My thinking is that perhaps their internal records can easily show a total profit/loss per game, but doesn't so easily differentiate between bonus and real money, so at a glance, it looks like the games are taking the casino profit that they're designed to. Of course, I also have no idea how many other people were doing the same as me. I assumed there must be a lot, but as years went on with the games still available, I wasn't so sure.
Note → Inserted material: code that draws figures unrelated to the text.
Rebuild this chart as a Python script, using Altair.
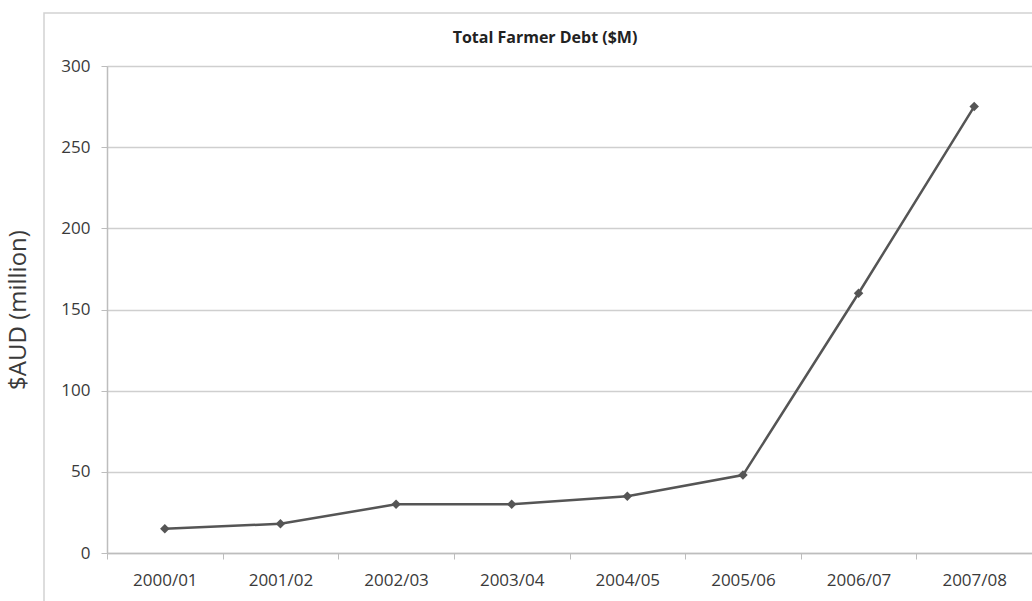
import altair as alt
import pandas as pd

years = ["2000/01", "2001/02", "2002/03", "2003/04", "2004/05", "2005/06", "2006/07", "2007/08"]
debt = [15, 18, 30, 30, 35, 48, 160, 275]
y_ticks = [0, 50, 100, 150, 200, 250, 300]
chart_title = "Total Farmer Debt ($M)"

df = pd.DataFrame({"year": years, "debt": debt})

FONT = "Open Sans"
W, H = 925, 487

x_enc = alt.X("year:N", sort=years,
              scale=alt.Scale(type="band", paddingInner=0, paddingOuter=0),
              axis=alt.Axis(title=None, labelAngle=0, labelFontSize=17, labelColor="#3a3a3a",
                            labelFont=FONT, tickBand="extent", tickSize=6, tickColor="#bdbdbd",
                            domainColor="#bdbdbd", domainWidth=1.5, labelPadding=13, grid=False))
y_enc = alt.Y("debt:Q",
              scale=alt.Scale(domain=[0, 300], nice=False),
              axis=alt.Axis(values=y_ticks, title="$AUD (million)", titleFontSize=24,
                            titleFont=FONT, titleFontWeight="normal", titleColor="#3a3a3a",
                            titleX=-89, titleY=H / 2, titleAngle=-90, titleAlign="center",
                            titleBaseline="middle",
                            labelFontSize=17, labelColor="#3a3a3a", labelFont=FONT,
                            tickSize=6, tickColor="#bdbdbd", labelPadding=11,
                            domainColor="#bdbdbd", domainWidth=1.5,
                            gridColor="#cfcfcf", gridWidth=1.5))

frame = alt.Chart(alt.Data(values=[{"k": 1}])).mark_rect(
    fill=None, stroke="#d2d2d2", strokeWidth=1.5
).encode(x=alt.value(-63), x2=alt.value(1100), y=alt.value(-53), y2=alt.value(700))

title = alt.Chart(alt.Data(values=[{"t": chart_title}])).mark_text(
    font=FONT, fontSize=16, fontWeight="bold", color="#222222", align="center", baseline="middle"
).encode(text="t:N", x=alt.value(438), y=alt.value(-28))

line = alt.Chart(df).mark_line(color="#555555", strokeWidth=2.5).encode(x=x_enc, y=y_enc)
pts = alt.Chart(df).mark_point(shape="diamond", filled=True, size=90, color="#555555",
                               opacity=1).encode(x=x_enc, y=y_enc)

chart = alt.layer(frame, title, line, pts).properties(
    width=W, height=H,
    autosize=alt.AutoSizeParams(type="none"),
    padding={"left": 107, "top": 66, "right": 0, "bottom": 48},
).configure_view(stroke=None).configure(background="white")

chart.save("out.html", embed_options={"renderer": "svg", "actions": False})
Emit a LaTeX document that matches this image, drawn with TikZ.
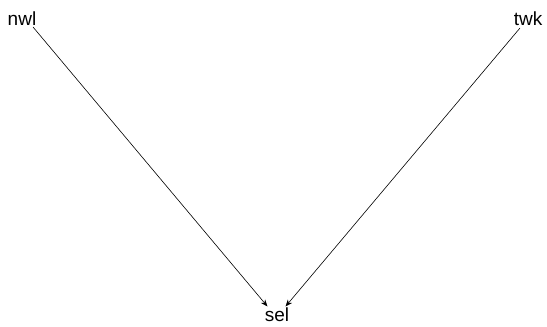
\documentclass[tikz,border=0pt]{standalone}
\usepackage{fontspec}
\setmainfont{Liberation Sans}
\usetikzlibrary{arrows.meta}
\begin{document}
\begin{tikzpicture}[x=1pt,y=-1pt,
  lbl/.style={font=\fontsize{19}{22}\selectfont, inner sep=0pt, anchor=base},
  conn/.style={-{Stealth[length=7pt,width=5.5pt]}, line width=0.6pt}]
\useasboundingbox (0,0) rectangle (547,327);
\node[lbl] (nwl) at (22,25) {nwl};
\node[lbl] (twk) at (528,25) {twk};
\node[lbl] (sel) at (277,321) {sel};
\coordinate (nwlout) at (33,27);
\coordinate (twkout) at (520,28);
\coordinate (selinl) at (267.5,306.5);
\coordinate (selinr) at (285.5,306.5);
\draw[conn] (nwlout) -- (selinl);
\draw[conn] (twkout) -- (selinr);
\end{tikzpicture}
\end{document}
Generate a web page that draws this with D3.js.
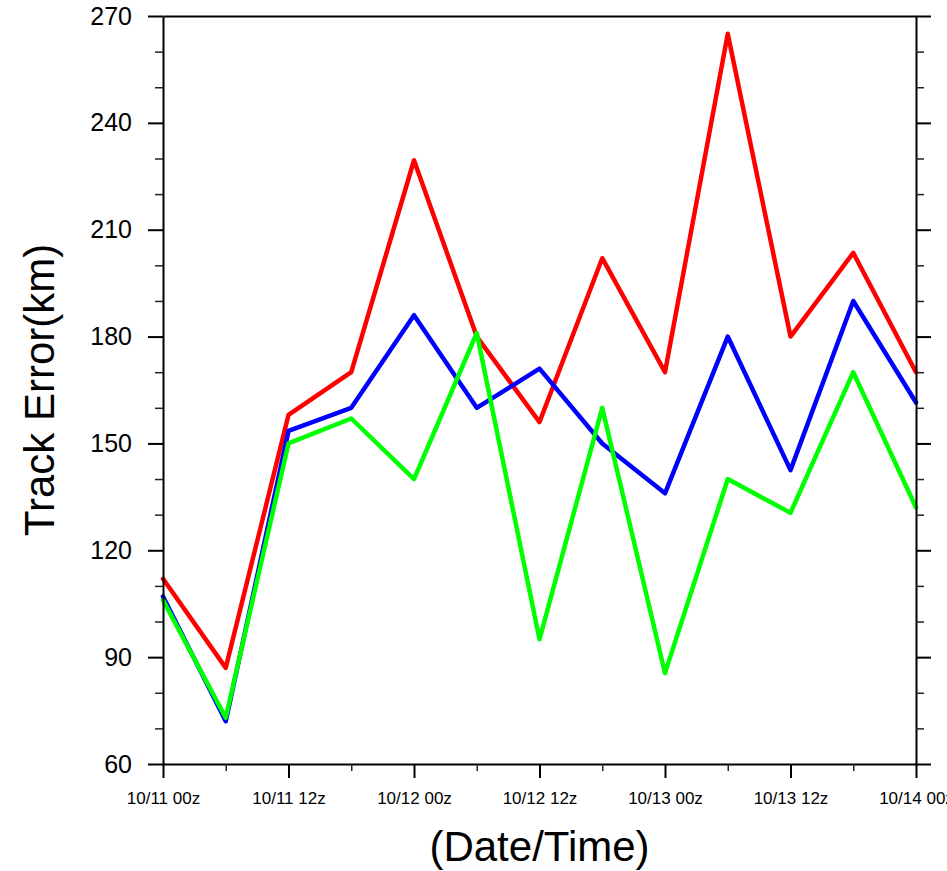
<!DOCTYPE html>
<html>
<head>
<meta charset="utf-8">
<script src="https://cdn.jsdelivr.net/npm/d3@7/dist/d3.min.js"></script>
<style>
  html, body { margin: 0; padding: 0; background: #fff; }
  svg { display: block; }
  text { font-family: "Liberation Sans", Arial, Helvetica, sans-serif; fill: #000; }
</style>
</head>
<body>
<svg id="chart" width="947" height="871"></svg>
<script>
// ---- data ----
const hours = [0, 6, 12, 18, 24, 30, 36, 42, 48, 54, 60, 66, 72];
const majorHours = [0, 12, 24, 36, 48, 60, 72];
const xTickLabels = ["10/11 00z", "10/11 12z", "10/12 00z", "10/12 12z", "10/13 00z", "10/13 12z", "10/14 00z"];
const yTicks = [60, 90, 120, 150, 180, 210, 240, 270];
const redSeries   = [112, 87, 158, 170, 229.5, 180, 156, 202, 170, 265, 180, 203.5, 170];
const blueSeries  = [107, 72, 153.5, 160, 186, 160, 171, 150, 136, 180, 142.5, 190, 161.5];
const greenSeries = [106, 73, 150, 157, 140, 181, 95, 160, 85.5, 140, 130.5, 170, 132];
const seriesColors = ["#ff0000", "#0000ff", "#00ff00"];

// ---- layout ----
const L = 163, R = 916, T = 16, B = 764;
const svg = d3.select("#chart");
const x = d3.scaleLinear().domain([0, 72]).range([L, R]);
const y = d3.scaleLinear().domain([60, 270]).range([B, T]);

const minorY = d3.range(60, 271, 10).filter(v => !yTicks.includes(v));
const minorX = hours.filter(h => !majorHours.includes(h));

// series lines
const line = d3.line().x((d, i) => x(hours[i])).y(d => y(d));
[redSeries, blueSeries, greenSeries].forEach((s, k) => {
  svg.append("path").datum(s)
    .attr("d", line)
    .attr("fill", "none")
    .attr("stroke", seriesColors[k])
    .attr("stroke-width", 4.5)
    .attr("stroke-linejoin", "round")
    .attr("stroke-linecap", "round");
});

// axes
function styleAxis(g) {
  g.select(".domain").attr("stroke", "#000").attr("stroke-width", 2);
  g.selectAll(".tick line").attr("stroke", "#000").attr("stroke-width", 2);
}

// left major
const gl = svg.append("g").attr("transform", `translate(${L},0)`)
  .call(d3.axisLeft(y).tickValues(yTicks).tickSize(15).tickSizeOuter(0).tickPadding(16).tickFormat(d3.format("d")));
styleAxis(gl);
gl.selectAll(".tick text").attr("font-size", 25).attr("font-family", "Liberation Sans, Arial, sans-serif").attr("fill", "#000");
// left minor
svg.append("g").attr("transform", `translate(${L},0)`)
  .call(d3.axisLeft(y).tickValues(minorY).tickSize(8).tickFormat(""))
  .call(g => { g.select(".domain").remove(); g.selectAll(".tick line").attr("stroke", "#222").attr("stroke-width", 1.5); });

// right major + minor
const gr = svg.append("g").attr("transform", `translate(${R},0)`)
  .call(d3.axisRight(y).tickValues(yTicks).tickSize(15).tickSizeOuter(0).tickFormat(""));
styleAxis(gr);
svg.append("g").attr("transform", `translate(${R},0)`)
  .call(d3.axisRight(y).tickValues(minorY).tickSize(8).tickFormat(""))
  .call(g => { g.select(".domain").remove(); g.selectAll(".tick line").attr("stroke", "#222").attr("stroke-width", 1.5); });

// bottom major
const gb = svg.append("g").attr("transform", `translate(0,${B})`)
  .call(d3.axisBottom(x).tickValues(majorHours).tickSize(14).tickSizeOuter(0).tickPadding(14)
    .tickFormat((d, i) => xTickLabels[i]));
styleAxis(gb);
gb.selectAll(".tick text").attr("font-size", 17).attr("font-family", "Liberation Sans, Arial, sans-serif").attr("fill", "#000");
// bottom minor
svg.append("g").attr("transform", `translate(0,${B})`)
  .call(d3.axisBottom(x).tickValues(minorX).tickSize(7).tickFormat(""))
  .call(g => { g.select(".domain").remove(); g.selectAll(".tick line").attr("stroke", "#222").attr("stroke-width", 1.5); });

// top line (no labels)
const gt = svg.append("g").attr("transform", `translate(0,${T})`)
  .call(d3.axisTop(x).tickValues([]).tickSizeOuter(0));
styleAxis(gt);

// axis titles
svg.append("text")
  .attr("transform", `translate(54,${(T + B) / 2}) rotate(-90)`)
  .attr("text-anchor", "middle")
  .attr("font-size", 42)
  .text("Track Error(km)");

svg.append("text")
  .attr("x", (L + R) / 2)
  .attr("y", 861)
  .attr("text-anchor", "middle")
  .attr("font-size", 42)
  .text("(Date/Time)");
</script>
</body>
</html>
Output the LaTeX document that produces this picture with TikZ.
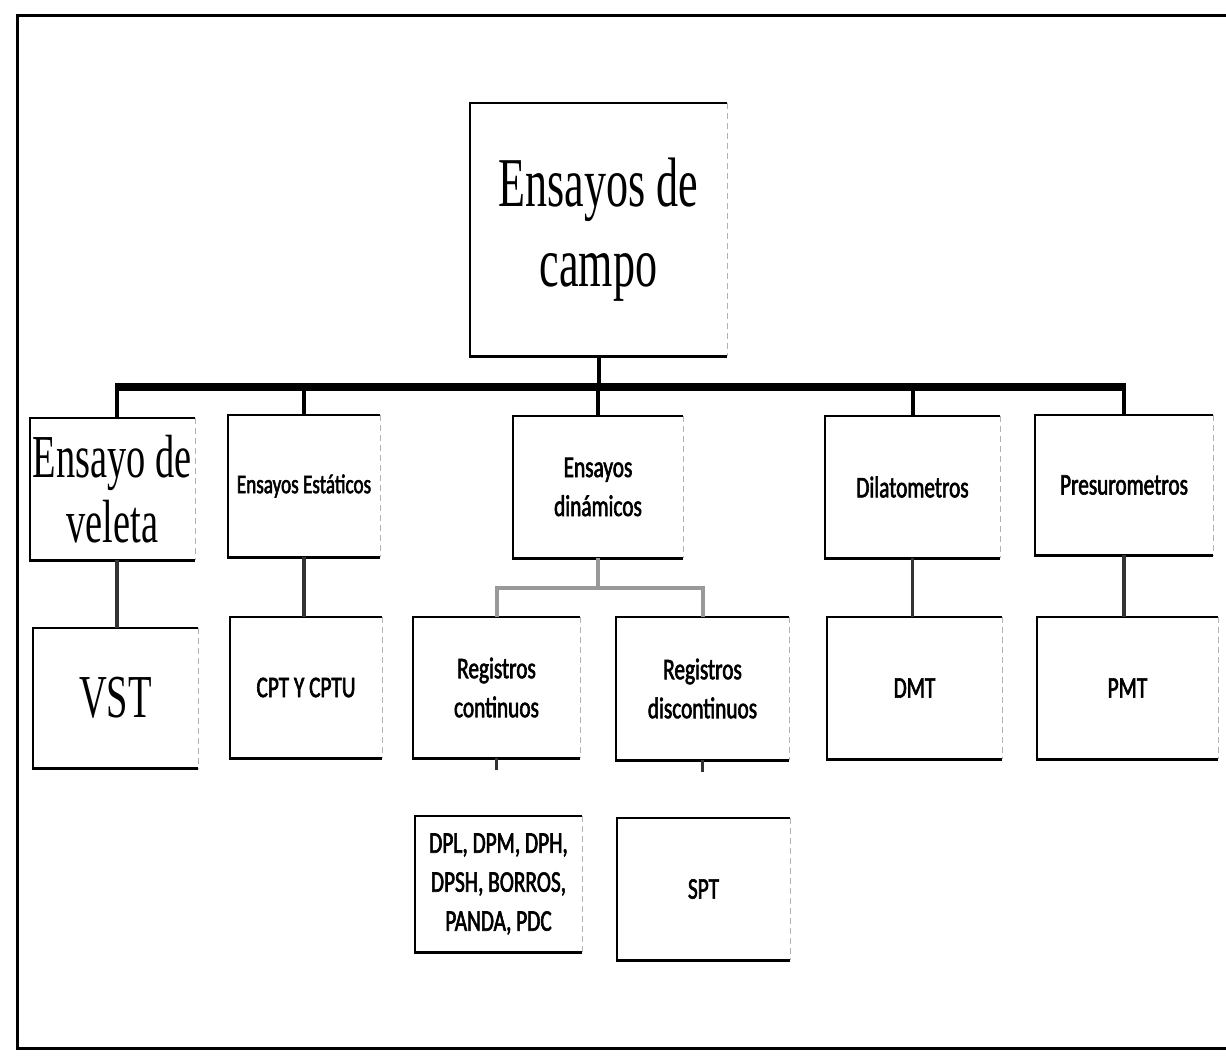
\documentclass[tikz,border=0pt]{standalone}
\usepackage{fontspec}
\newfontfamily\cser[FakeStretch=0.63]{Liberation Serif}
\newfontfamily\csans[FakeStretch=0.71,FakeBold=2]{Carlito}
\newcommand\mybox[1]{%
  \draw[boxln] (#1.north east) -- (#1.north west) -- (#1.south west) -- (#1.south east);
  \draw[rightln] (#1.north east) -- (#1.south east);}
\begin{document}
\begin{tikzpicture}[x=1pt,y=-1pt,
  bx/.style={rectangle, inner sep=0pt, align=center},
  boxln/.style={line width=2.6pt, black},
  rightln/.style={line width=1.2pt, black!30, dash pattern=on 6pt off 4pt},
  busln/.style={line width=8pt, black},
  drop/.style={line width=4pt, black},
  conn/.style={line width=3.5pt, black!80},
  conng/.style={line width=4pt, black!40},
  frame/.style={line width=3pt, black},
  bigser/.style={font=\cser\fontsize{70pt}{80pt}\selectfont},
  midser/.style={font=\cser\fontsize{61pt}{65pt}\selectfont},
  sans/.style={font=\csans\fontsize{30pt}{39pt}\selectfont},
  smsans/.style={font=\csans\fontsize{27pt}{35pt}\selectfont}]
\useasboundingbox (0,0) rectangle (1226,1055);
\fill[white] (0,0) rectangle (1226,1055);
% outer frame
\draw[frame] (1226,15) -- (17,15) -- (17,1048) -- (1226,1048);
% nodes
\node[bx, bigser, minimum width=257pt, minimum height=253pt] (root) at (598.5,229.5) {Ensayos de\\campo};
\node[bx, midser, minimum width=165pt, minimum height=142pt] (vel) at (112.5,489) {Ensayo de\\veleta};
\node[bx, smsans, minimum width=152pt, minimum height=142pt] (est) at (304,486) {Ensayos Estáticos};
\node[bx, sans, minimum width=170pt, minimum height=142pt] (din) at (598,487) {Ensayos\\dinámicos};
\node[bx, sans, minimum width=175pt, minimum height=142pt] (dil) at (912.5,487) {Dilatometros};
\node[bx, sans, minimum width=178pt, minimum height=140pt] (pre) at (1124,485) {Presurometros};
\node[bx, midser, minimum width=165pt, minimum height=140pt] (vst) at (115.5,698) {VST};
\node[bx, sans, minimum width=152pt, minimum height=141pt] (cpt) at (306,687.5) {CPT Y CPTU};
\node[bx, sans, minimum width=167pt, minimum height=141pt] (rc) at (496.5,687.5) {Registros\\continuos};
\node[bx, sans, minimum width=173pt, minimum height=143pt] (rd) at (702.5,688.5) {Registros\\discontinuos};
\node[bx, sans, minimum width=175pt, minimum height=142pt] (dmt) at (914.5,688) {DMT};
\node[bx, sans, minimum width=181pt, minimum height=142pt] (pmt) at (1127.5,688) {PMT};
\node[bx, sans, minimum width=167pt, minimum height=136pt] (dpl) at (498.5,884) {DPL, DPM, DPH,\\DPSH, BORROS,\\PANDA, PDC};
\node[bx, sans, minimum width=173pt, minimum height=142pt] (spt) at (703.5,889) {SPT};
% box outlines
\foreach \n in {root,vel,est,din,dil,pre,vst,cpt,rc,rd,dmt,pmt,dpl,spt} {\mybox{\n}}
% bus
\coordinate (bus) at (598,387);
\draw[drop] (root.south) -- (root.south |- bus);
\draw[drop] ([xshift=4.5pt]vel.north) -- ([xshift=4.5pt]vel.north |- bus);
\foreach \n in {est,din,dil,pre} {\draw[drop] (\n.north) -- (\n.north |- bus);}
\draw[busln] ([xshift=2.5pt]vel.north |- bus) -- ([xshift=2pt]pre.north |- bus);
% second level connectors
\draw[conn] ([xshift=4.5pt]vel.south) -- ([xshift=4.5pt]vel.south |- vst.north);
\draw[conn] (est.south) -- (est.south |- cpt.north);
\draw[conn] (dil.south) -- (dil.south |- dmt.north);
\draw[conn] (pre.south) -- (pre.south |- pmt.north);
\coordinate (split) at (598,588);
\draw[conng] (din.south) -- (split);
\draw[conng] (rc.north) |- (split) -| (rd.north);
% stubs below registros
\draw[conn] (rc.south) -- ++(0,12);
\draw[conn] (rd.south) -- ++(0,12);
\end{tikzpicture}
\end{document}
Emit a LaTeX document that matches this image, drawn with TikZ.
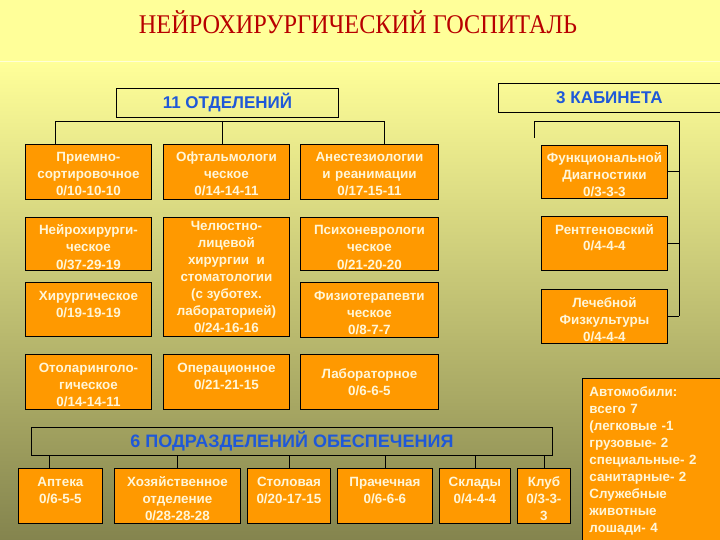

As I say, I also took great efforts to hide my play style. Not by merely playing £1 hands of blackjack before and after a big fruit machine win, that obviously wouldn't cut it - when the pattern is repeated thousands of times. I decided the only way was to really gamble, with figures large enough to downplay the importance of the AWP win. This basically meant that for every time I gambled with and quadrupled my AWP winnings, I'd lose the lot (and sometimes more :facepalm: ) three times. Except I didn't always try to quadruple, I'd mix this up too. Another advantage is that I made less withdrawals this way, and the gambling all evens out in the end. That's what I'd try to remind myself, but that's also the difficult bit. One painful memory is when The Geegees quickly decided it was ready to pay out £5,000. I stopped playing it and went for some big bets on table games, knowing that whatever happened I could return later to collect the £5k. I made some large deposits so that the casino wasn't alerted to a £50 deposit - £5,000 withdrawal. I ended up having one of my worst blackjack runs and lost £4,500. How I managed to stop I don't know, I was able to pull myself away, chat to the wife, slept on it, then the next day I "collected" my £5,000 from the fruity, summoned all my restraint, made a few (hundred) bets for good measure, and withdrew. Only about £600 odd profit instead of the £5000+ it should have been, but I suppose at least my history looked just just another degenerate gambler ( again, :facepalm: ). And I was sure to get some decent bonuses I could make use of to pull me back too.
It annoys me that I may have wasted my time being so "careful" to keep the casino happy with stupid gambling, when others perhaps were not, but without it being possible to know what anyone else was up to, I carried on doing it that way.